**Task brief:**
Leave out all pictures and return, exactly as written, the lines from the line containing "What matplotlib code" to the line containing "times = pd.date_range(start, periods=len(ppv), freq='h')", both ends kept.

**Record list:**
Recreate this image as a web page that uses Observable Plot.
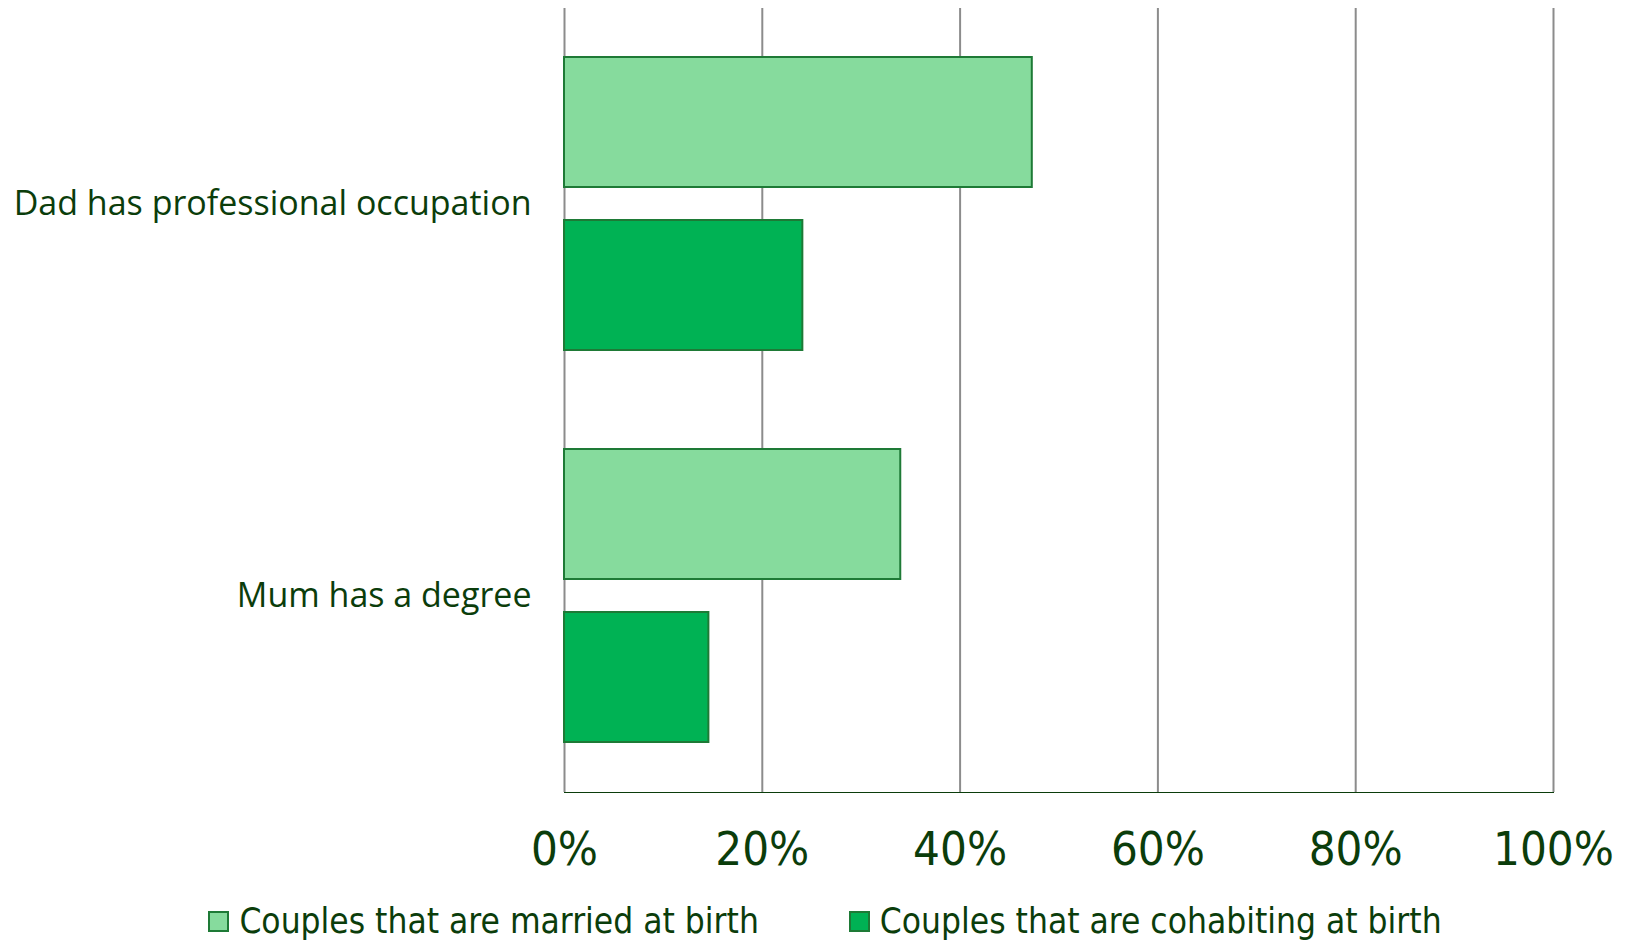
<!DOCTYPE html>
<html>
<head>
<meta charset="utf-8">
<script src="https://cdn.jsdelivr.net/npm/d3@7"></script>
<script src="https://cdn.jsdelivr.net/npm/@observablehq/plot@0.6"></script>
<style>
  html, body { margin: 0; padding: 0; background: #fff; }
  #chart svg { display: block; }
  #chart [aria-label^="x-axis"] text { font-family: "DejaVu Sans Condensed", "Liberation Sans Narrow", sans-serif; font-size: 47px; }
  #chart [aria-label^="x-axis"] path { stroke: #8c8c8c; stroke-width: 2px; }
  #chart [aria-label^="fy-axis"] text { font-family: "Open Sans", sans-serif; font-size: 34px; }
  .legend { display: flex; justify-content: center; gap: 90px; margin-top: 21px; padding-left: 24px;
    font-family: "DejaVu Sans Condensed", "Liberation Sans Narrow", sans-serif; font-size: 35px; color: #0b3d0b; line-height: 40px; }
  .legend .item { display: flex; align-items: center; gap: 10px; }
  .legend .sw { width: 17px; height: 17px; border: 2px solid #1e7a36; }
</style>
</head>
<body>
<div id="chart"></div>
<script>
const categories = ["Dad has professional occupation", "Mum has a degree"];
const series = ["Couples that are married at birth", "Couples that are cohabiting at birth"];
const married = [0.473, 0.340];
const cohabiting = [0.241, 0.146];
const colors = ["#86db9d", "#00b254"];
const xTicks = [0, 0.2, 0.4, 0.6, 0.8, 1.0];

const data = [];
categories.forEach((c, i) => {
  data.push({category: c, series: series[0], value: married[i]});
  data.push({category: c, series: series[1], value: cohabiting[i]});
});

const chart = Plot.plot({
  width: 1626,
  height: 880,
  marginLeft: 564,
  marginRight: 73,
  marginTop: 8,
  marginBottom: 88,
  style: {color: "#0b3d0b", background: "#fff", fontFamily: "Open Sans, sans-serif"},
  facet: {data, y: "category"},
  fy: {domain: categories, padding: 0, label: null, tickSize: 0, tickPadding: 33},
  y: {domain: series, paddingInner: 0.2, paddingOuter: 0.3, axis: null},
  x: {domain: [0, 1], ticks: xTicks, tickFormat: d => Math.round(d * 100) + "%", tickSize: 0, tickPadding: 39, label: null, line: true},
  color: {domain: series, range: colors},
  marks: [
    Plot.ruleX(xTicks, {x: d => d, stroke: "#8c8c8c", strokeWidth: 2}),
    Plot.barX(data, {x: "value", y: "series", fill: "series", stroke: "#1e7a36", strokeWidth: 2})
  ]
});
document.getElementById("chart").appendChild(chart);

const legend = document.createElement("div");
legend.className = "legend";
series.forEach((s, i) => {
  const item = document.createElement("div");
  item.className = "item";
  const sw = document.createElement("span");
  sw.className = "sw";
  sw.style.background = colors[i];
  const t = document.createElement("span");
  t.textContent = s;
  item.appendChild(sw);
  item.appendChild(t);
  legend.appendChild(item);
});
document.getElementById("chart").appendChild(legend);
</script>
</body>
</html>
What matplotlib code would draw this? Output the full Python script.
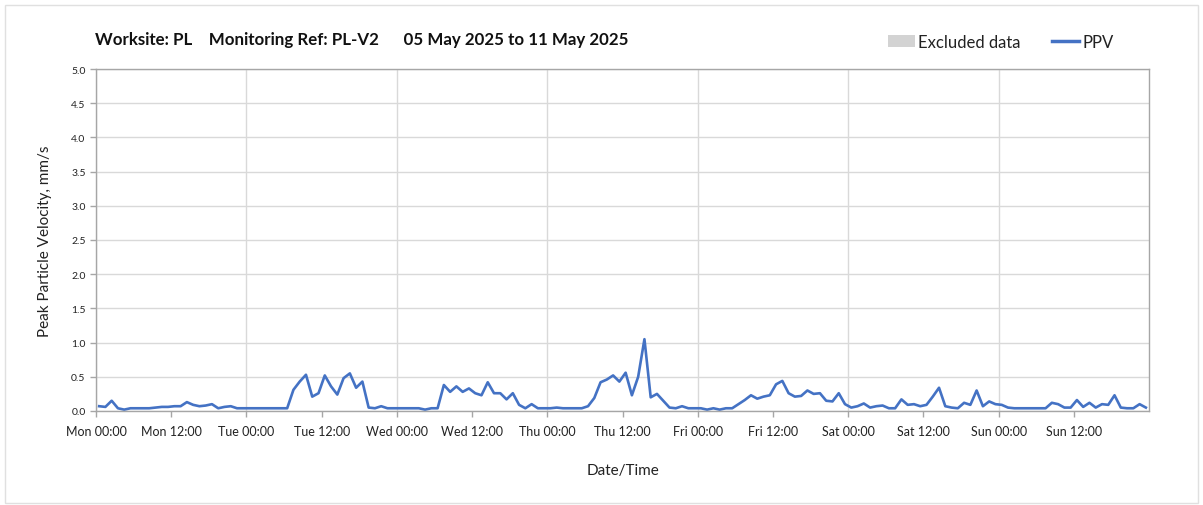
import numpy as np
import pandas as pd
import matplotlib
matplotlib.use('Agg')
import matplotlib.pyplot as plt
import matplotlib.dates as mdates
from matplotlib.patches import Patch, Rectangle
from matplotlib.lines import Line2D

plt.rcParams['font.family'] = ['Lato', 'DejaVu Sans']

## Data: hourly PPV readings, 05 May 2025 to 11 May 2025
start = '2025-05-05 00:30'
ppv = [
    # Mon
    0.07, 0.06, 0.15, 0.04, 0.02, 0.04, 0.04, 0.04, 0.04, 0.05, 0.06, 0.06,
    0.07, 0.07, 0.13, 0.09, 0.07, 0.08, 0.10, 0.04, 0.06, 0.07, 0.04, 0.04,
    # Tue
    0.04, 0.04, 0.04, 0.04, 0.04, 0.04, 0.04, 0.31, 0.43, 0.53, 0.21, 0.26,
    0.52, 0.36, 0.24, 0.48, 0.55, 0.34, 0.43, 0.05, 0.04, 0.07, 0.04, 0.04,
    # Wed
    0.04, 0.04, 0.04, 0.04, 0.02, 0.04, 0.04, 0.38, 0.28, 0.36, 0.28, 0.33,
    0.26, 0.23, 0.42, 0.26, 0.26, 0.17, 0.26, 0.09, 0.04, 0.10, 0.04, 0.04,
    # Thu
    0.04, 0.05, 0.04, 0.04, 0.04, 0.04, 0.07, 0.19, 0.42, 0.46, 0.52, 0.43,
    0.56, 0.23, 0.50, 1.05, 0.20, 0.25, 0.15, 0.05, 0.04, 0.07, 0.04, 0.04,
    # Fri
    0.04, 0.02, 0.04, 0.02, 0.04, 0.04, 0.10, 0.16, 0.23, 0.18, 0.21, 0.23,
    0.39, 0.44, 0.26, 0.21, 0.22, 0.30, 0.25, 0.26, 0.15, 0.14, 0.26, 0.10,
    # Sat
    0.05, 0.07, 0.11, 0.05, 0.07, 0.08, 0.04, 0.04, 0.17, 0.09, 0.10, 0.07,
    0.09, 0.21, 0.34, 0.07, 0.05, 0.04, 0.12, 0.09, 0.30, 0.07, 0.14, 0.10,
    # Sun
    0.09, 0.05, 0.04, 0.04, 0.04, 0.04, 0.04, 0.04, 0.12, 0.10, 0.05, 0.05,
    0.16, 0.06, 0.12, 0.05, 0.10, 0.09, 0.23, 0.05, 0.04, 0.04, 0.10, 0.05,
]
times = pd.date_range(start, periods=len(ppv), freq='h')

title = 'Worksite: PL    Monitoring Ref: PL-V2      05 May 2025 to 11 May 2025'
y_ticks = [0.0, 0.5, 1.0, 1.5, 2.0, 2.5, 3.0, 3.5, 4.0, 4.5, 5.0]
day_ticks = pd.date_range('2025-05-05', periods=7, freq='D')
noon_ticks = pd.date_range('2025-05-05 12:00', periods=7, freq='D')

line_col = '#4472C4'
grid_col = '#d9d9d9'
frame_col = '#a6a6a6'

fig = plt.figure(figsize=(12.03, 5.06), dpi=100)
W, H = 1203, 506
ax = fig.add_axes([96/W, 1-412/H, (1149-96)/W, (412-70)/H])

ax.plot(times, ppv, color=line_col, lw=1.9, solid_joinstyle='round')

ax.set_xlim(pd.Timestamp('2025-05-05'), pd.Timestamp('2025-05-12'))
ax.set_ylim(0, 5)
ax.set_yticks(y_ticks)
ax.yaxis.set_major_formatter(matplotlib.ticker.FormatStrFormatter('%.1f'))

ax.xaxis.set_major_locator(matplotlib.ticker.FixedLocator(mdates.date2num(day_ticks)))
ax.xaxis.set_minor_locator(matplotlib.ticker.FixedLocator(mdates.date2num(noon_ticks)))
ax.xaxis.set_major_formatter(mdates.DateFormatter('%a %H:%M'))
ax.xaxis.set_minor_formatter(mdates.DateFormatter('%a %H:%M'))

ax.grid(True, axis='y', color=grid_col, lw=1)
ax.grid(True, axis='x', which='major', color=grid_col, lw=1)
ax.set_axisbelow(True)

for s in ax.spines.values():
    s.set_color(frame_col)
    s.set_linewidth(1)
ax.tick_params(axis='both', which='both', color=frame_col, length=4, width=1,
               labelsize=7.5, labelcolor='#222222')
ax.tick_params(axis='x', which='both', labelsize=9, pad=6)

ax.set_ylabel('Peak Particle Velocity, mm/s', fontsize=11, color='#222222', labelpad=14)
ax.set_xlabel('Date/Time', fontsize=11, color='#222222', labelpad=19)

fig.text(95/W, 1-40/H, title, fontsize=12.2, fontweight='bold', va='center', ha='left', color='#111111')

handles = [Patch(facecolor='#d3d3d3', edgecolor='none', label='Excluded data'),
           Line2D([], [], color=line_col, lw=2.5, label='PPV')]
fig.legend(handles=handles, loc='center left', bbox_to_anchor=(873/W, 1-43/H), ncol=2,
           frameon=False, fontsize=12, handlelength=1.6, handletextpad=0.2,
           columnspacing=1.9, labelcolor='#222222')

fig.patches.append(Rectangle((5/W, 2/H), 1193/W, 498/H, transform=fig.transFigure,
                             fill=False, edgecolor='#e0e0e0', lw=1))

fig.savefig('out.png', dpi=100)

---

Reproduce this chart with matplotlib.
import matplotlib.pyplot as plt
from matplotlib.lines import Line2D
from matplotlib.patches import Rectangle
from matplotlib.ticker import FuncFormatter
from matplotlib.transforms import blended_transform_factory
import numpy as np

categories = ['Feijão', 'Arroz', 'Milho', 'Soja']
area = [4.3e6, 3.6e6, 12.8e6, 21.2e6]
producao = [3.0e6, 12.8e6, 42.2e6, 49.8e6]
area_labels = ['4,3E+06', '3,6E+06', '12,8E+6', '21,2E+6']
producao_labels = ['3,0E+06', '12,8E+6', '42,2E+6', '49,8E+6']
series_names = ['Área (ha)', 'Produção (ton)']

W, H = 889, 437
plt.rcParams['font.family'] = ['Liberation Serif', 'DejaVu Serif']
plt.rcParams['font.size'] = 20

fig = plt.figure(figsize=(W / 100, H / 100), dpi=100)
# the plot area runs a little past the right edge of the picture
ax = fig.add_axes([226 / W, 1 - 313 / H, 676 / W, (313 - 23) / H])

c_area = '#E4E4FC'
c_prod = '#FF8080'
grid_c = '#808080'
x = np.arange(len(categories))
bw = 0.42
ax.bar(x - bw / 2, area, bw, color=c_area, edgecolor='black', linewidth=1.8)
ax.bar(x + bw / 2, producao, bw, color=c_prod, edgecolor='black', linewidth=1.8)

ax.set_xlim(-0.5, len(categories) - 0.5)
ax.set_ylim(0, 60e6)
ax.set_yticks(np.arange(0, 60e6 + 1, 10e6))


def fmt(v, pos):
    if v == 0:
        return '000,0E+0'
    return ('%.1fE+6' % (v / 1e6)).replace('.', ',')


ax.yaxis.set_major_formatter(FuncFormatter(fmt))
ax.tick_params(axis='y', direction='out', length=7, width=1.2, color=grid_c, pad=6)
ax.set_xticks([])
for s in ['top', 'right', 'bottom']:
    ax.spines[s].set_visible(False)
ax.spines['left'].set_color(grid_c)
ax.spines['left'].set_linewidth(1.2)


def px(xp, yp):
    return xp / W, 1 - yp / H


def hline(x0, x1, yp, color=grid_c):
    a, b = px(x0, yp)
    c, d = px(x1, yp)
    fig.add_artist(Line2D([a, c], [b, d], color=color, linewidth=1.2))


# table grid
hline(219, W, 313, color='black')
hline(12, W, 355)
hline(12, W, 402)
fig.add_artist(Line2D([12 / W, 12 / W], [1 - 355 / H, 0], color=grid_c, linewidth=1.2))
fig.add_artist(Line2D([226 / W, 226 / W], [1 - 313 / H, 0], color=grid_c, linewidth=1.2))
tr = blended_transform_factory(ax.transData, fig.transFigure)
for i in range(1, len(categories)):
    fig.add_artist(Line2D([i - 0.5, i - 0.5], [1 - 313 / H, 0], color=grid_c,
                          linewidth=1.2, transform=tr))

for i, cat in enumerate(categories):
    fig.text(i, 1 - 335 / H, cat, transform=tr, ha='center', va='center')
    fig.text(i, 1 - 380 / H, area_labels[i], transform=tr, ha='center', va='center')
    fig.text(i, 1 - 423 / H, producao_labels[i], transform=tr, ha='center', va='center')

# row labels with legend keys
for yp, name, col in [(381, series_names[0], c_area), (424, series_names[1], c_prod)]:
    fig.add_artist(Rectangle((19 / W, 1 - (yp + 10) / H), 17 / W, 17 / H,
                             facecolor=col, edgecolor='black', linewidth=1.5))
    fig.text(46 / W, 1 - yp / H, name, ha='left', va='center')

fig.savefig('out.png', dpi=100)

**Exercise solution:**
What matplotlib code would draw this? Output the full Python script.
import numpy as np
import pandas as pd
import matplotlib
matplotlib.use('Agg')
import matplotlib.pyplot as plt
import matplotlib.dates as mdates
from matplotlib.patches import Patch, Rectangle
from matplotlib.lines import Line2D

plt.rcParams['font.family'] = ['Lato', 'DejaVu Sans']

## Data: hourly PPV readings, 05 May 2025 to 11 May 2025
start = '2025-05-05 00:30'
ppv = [
    # Mon
    0.07, 0.06, 0.15, 0.04, 0.02, 0.04, 0.04, 0.04, 0.04, 0.05, 0.06, 0.06,
    0.07, 0.07, 0.13, 0.09, 0.07, 0.08, 0.10, 0.04, 0.06, 0.07, 0.04, 0.04,
    # Tue
    0.04, 0.04, 0.04, 0.04, 0.04, 0.04, 0.04, 0.31, 0.43, 0.53, 0.21, 0.26,
    0.52, 0.36, 0.24, 0.48, 0.55, 0.34, 0.43, 0.05, 0.04, 0.07, 0.04, 0.04,
    # Wed
    0.04, 0.04, 0.04, 0.04, 0.02, 0.04, 0.04, 0.38, 0.28, 0.36, 0.28, 0.33,
    0.26, 0.23, 0.42, 0.26, 0.26, 0.17, 0.26, 0.09, 0.04, 0.10, 0.04, 0.04,
    # Thu
    0.04, 0.05, 0.04, 0.04, 0.04, 0.04, 0.07, 0.19, 0.42, 0.46, 0.52, 0.43,
    0.56, 0.23, 0.50, 1.05, 0.20, 0.25, 0.15, 0.05, 0.04, 0.07, 0.04, 0.04,
    # Fri
    0.04, 0.02, 0.04, 0.02, 0.04, 0.04, 0.10, 0.16, 0.23, 0.18, 0.21, 0.23,
    0.39, 0.44, 0.26, 0.21, 0.22, 0.30, 0.25, 0.26, 0.15, 0.14, 0.26, 0.10,
    # Sat
    0.05, 0.07, 0.11, 0.05, 0.07, 0.08, 0.04, 0.04, 0.17, 0.09, 0.10, 0.07,
    0.09, 0.21, 0.34, 0.07, 0.05, 0.04, 0.12, 0.09, 0.30, 0.07, 0.14, 0.10,
    # Sun
    0.09, 0.05, 0.04, 0.04, 0.04, 0.04, 0.04, 0.04, 0.12, 0.10, 0.05, 0.05,
    0.16, 0.06, 0.12, 0.05, 0.10, 0.09, 0.23, 0.05, 0.04, 0.04, 0.10, 0.05,
]
times = pd.date_range(start, periods=len(ppv), freq='h')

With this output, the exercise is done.